== WHAT IS REQUIRED ==
Please print all of the material below, word for word.

== RECORDED INFORMATION ==

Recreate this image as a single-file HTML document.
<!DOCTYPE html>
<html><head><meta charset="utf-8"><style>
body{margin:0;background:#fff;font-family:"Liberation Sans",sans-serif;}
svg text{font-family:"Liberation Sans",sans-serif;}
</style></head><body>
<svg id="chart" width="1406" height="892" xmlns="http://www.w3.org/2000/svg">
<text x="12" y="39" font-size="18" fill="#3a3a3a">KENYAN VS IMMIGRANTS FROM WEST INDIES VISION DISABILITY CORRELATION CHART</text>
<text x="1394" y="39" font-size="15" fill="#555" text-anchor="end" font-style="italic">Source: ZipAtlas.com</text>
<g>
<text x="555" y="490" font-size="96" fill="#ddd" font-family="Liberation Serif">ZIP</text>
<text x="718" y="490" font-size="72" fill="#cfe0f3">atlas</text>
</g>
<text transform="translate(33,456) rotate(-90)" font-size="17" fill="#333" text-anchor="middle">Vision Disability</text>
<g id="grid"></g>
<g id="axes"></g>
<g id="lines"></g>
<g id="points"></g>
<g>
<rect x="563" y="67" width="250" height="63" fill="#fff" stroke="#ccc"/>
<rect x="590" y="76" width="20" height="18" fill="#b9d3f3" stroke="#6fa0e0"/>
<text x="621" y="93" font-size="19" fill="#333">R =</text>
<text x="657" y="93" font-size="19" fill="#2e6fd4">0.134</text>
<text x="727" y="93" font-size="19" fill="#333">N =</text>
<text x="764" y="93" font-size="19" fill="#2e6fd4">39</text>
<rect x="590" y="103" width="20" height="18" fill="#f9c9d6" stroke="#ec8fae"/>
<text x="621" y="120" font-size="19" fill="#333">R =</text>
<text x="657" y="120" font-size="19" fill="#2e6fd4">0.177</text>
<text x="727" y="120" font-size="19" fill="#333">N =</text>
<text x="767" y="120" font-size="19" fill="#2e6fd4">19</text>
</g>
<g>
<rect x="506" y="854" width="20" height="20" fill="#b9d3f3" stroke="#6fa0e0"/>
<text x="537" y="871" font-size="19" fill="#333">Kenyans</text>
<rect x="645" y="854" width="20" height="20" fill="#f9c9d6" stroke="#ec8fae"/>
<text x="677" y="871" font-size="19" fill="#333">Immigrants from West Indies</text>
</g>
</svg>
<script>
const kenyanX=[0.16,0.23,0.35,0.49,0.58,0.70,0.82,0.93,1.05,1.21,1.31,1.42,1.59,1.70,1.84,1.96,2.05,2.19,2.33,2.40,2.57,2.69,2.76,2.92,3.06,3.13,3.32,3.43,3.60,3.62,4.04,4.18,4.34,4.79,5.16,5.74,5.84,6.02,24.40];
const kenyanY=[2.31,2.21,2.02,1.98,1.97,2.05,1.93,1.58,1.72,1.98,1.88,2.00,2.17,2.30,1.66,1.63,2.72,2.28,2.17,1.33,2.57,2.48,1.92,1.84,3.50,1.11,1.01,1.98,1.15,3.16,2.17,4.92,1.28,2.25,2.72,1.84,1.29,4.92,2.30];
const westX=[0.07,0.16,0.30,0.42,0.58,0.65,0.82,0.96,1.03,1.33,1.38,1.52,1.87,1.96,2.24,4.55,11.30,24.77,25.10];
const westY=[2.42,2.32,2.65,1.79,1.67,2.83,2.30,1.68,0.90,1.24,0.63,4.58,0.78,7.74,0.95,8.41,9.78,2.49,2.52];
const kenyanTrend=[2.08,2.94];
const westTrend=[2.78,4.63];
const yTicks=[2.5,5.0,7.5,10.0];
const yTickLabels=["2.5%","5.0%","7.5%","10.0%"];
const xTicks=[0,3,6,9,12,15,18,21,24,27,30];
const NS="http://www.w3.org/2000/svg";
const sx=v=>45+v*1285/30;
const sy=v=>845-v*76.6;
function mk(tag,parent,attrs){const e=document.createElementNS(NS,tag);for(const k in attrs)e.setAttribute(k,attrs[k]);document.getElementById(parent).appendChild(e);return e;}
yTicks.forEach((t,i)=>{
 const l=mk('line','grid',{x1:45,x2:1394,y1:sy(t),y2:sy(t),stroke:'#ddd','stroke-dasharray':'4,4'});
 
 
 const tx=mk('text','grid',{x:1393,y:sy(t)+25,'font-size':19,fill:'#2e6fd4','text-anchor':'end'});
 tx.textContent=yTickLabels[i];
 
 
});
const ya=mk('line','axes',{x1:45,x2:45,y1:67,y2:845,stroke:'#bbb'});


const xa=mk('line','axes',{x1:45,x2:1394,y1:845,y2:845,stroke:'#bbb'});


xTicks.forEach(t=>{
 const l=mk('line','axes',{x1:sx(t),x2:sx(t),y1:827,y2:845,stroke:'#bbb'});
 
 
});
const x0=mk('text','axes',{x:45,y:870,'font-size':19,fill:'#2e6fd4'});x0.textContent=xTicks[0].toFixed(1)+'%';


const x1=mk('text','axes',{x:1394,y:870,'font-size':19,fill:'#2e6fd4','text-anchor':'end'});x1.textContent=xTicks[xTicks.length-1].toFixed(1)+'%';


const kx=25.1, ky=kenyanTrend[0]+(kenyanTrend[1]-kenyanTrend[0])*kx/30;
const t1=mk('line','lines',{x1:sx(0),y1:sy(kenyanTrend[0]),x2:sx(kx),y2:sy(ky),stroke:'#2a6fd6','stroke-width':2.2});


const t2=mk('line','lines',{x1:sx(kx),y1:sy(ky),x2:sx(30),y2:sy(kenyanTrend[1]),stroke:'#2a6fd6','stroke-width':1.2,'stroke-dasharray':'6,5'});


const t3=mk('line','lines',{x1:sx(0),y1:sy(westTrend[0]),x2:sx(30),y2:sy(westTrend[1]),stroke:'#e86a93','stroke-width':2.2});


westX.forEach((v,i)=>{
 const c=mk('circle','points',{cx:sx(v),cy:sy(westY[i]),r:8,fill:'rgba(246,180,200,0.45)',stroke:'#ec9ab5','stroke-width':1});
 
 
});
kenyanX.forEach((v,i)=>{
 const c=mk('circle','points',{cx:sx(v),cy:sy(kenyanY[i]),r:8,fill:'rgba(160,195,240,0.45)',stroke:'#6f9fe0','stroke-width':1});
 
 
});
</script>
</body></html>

== EXERCISE RESPONSE ==
Recreate this image as a single-file HTML document.
<!DOCTYPE html>
<html><head><meta charset="utf-8"><style>
body{margin:0;background:#fff;font-family:"Liberation Sans",sans-serif;}
svg text{font-family:"Liberation Sans",sans-serif;}
</style></head><body>
<svg id="chart" width="1406" height="892" xmlns="http://www.w3.org/2000/svg">
<text x="12" y="39" font-size="18" fill="#3a3a3a">KENYAN VS IMMIGRANTS FROM WEST INDIES VISION DISABILITY CORRELATION CHART</text>
<text x="1394" y="39" font-size="15" fill="#555" text-anchor="end" font-style="italic">Source: ZipAtlas.com</text>
<g>
<text x="555" y="490" font-size="96" fill="#ddd" font-family="Liberation Serif">ZIP</text>
<text x="718" y="490" font-size="72" fill="#cfe0f3">atlas</text>
</g>
<text transform="translate(33,456) rotate(-90)" font-size="17" fill="#333" text-anchor="middle">Vision Disability</text>
<g id="grid"></g>
<g id="axes"></g>
<g id="lines"></g>
<g id="points"></g>
<g>
<rect x="563" y="67" width="250" height="63" fill="#fff" stroke="#ccc"/>
<rect x="590" y="76" width="20" height="18" fill="#b9d3f3" stroke="#6fa0e0"/>
<text x="621" y="93" font-size="19" fill="#333">R =</text>
<text x="657" y="93" font-size="19" fill="#2e6fd4">0.134</text>
<text x="727" y="93" font-size="19" fill="#333">N =</text>
<text x="764" y="93" font-size="19" fill="#2e6fd4">39</text>
<rect x="590" y="103" width="20" height="18" fill="#f9c9d6" stroke="#ec8fae"/>
<text x="621" y="120" font-size="19" fill="#333">R =</text>
<text x="657" y="120" font-size="19" fill="#2e6fd4">0.177</text>
<text x="727" y="120" font-size="19" fill="#333">N =</text>
<text x="767" y="120" font-size="19" fill="#2e6fd4">19</text>
</g>
<g>
<rect x="506" y="854" width="20" height="20" fill="#b9d3f3" stroke="#6fa0e0"/>
<text x="537" y="871" font-size="19" fill="#333">Kenyans</text>
<rect x="645" y="854" width="20" height="20" fill="#f9c9d6" stroke="#ec8fae"/>
<text x="677" y="871" font-size="19" fill="#333">Immigrants from West Indies</text>
</g>
</svg>
<script>
const kenyanX=[0.16,0.23,0.35,0.49,0.58,0.70,0.82,0.93,1.05,1.21,1.31,1.42,1.59,1.70,1.84,1.96,2.05,2.19,2.33,2.40,2.57,2.69,2.76,2.92,3.06,3.13,3.32,3.43,3.60,3.62,4.04,4.18,4.34,4.79,5.16,5.74,5.84,6.02,24.40];
const kenyanY=[2.31,2.21,2.02,1.98,1.97,2.05,1.93,1.58,1.72,1.98,1.88,2.00,2.17,2.30,1.66,1.63,2.72,2.28,2.17,1.33,2.57,2.48,1.92,1.84,3.50,1.11,1.01,1.98,1.15,3.16,2.17,4.92,1.28,2.25,2.72,1.84,1.29,4.92,2.30];
const westX=[0.07,0.16,0.30,0.42,0.58,0.65,0.82,0.96,1.03,1.33,1.38,1.52,1.87,1.96,2.24,4.55,11.30,24.77,25.10];
const westY=[2.42,2.32,2.65,1.79,1.67,2.83,2.30,1.68,0.90,1.24,0.63,4.58,0.78,7.74,0.95,8.41,9.78,2.49,2.52];
const kenyanTrend=[2.08,2.94];
const westTrend=[2.78,4.63];
const yTicks=[2.5,5.0,7.5,10.0];
const yTickLabels=["2.5%","5.0%","7.5%","10.0%"];
const xTicks=[0,3,6,9,12,15,18,21,24,27,30];
const NS="http://www.w3.org/2000/svg";
const sx=v=>45+v*1285/30;
const sy=v=>845-v*76.6;
function mk(tag,parent,attrs){const e=document.createElementNS(NS,tag);for(const k in attrs)e.setAttribute(k,attrs[k]);document.getElementById(parent).appendChild(e);return e;}
yTicks.forEach((t,i)=>{
 const l=mk('line','grid',{x1:45,x2:1394,y1:sy(t),y2:sy(t),stroke:'#ddd','stroke-dasharray':'4,4'});
 
 
 const tx=mk('text','grid',{x:1393,y:sy(t)+25,'font-size':19,fill:'#2e6fd4','text-anchor':'end'});
 tx.textContent=yTickLabels[i];
 
 
});
const ya=mk('line','axes',{x1:45,x2:45,y1:67,y2:845,stroke:'#bbb'});


const xa=mk('line','axes',{x1:45,x2:1394,y1:845,y2:845,stroke:'#bbb'});


xTicks.forEach(t=>{
 const l=mk('line','axes',{x1:sx(t),x2:sx(t),y1:827,y2:845,stroke:'#bbb'});
 
 
});
const x0=mk('text','axes',{x:45,y:870,'font-size':19,fill:'#2e6fd4'});x0.textContent=xTicks[0].toFixed(1)+'%';


const x1=mk('text','axes',{x:1394,y:870,'font-size':19,fill:'#2e6fd4','text-anchor':'end'});x1.textContent=xTicks[xTicks.length-1].toFixed(1)+'%';


const kx=25.1, ky=kenyanTrend[0]+(kenyanTrend[1]-kenyanTrend[0])*kx/30;
const t1=mk('line','lines',{x1:sx(0),y1:sy(kenyanTrend[0]),x2:sx(kx),y2:sy(ky),stroke:'#2a6fd6','stroke-width':2.2});


const t2=mk('line','lines',{x1:sx(kx),y1:sy(ky),x2:sx(30),y2:sy(kenyanTrend[1]),stroke:'#2a6fd6','stroke-width':1.2,'stroke-dasharray':'6,5'});


const t3=mk('line','lines',{x1:sx(0),y1:sy(westTrend[0]),x2:sx(30),y2:sy(westTrend[1]),stroke:'#e86a93','stroke-width':2.2});


westX.forEach((v,i)=>{
 const c=mk('circle','points',{cx:sx(v),cy:sy(westY[i]),r:8,fill:'rgba(246,180,200,0.45)',stroke:'#ec9ab5','stroke-width':1});
 
 
});
kenyanX.forEach((v,i)=>{
 const c=mk('circle','points',{cx:sx(v),cy:sy(kenyanY[i]),r:8,fill:'rgba(160,195,240,0.45)',stroke:'#6f9fe0','stroke-width':1});
 
 
});
</script>
</body></html>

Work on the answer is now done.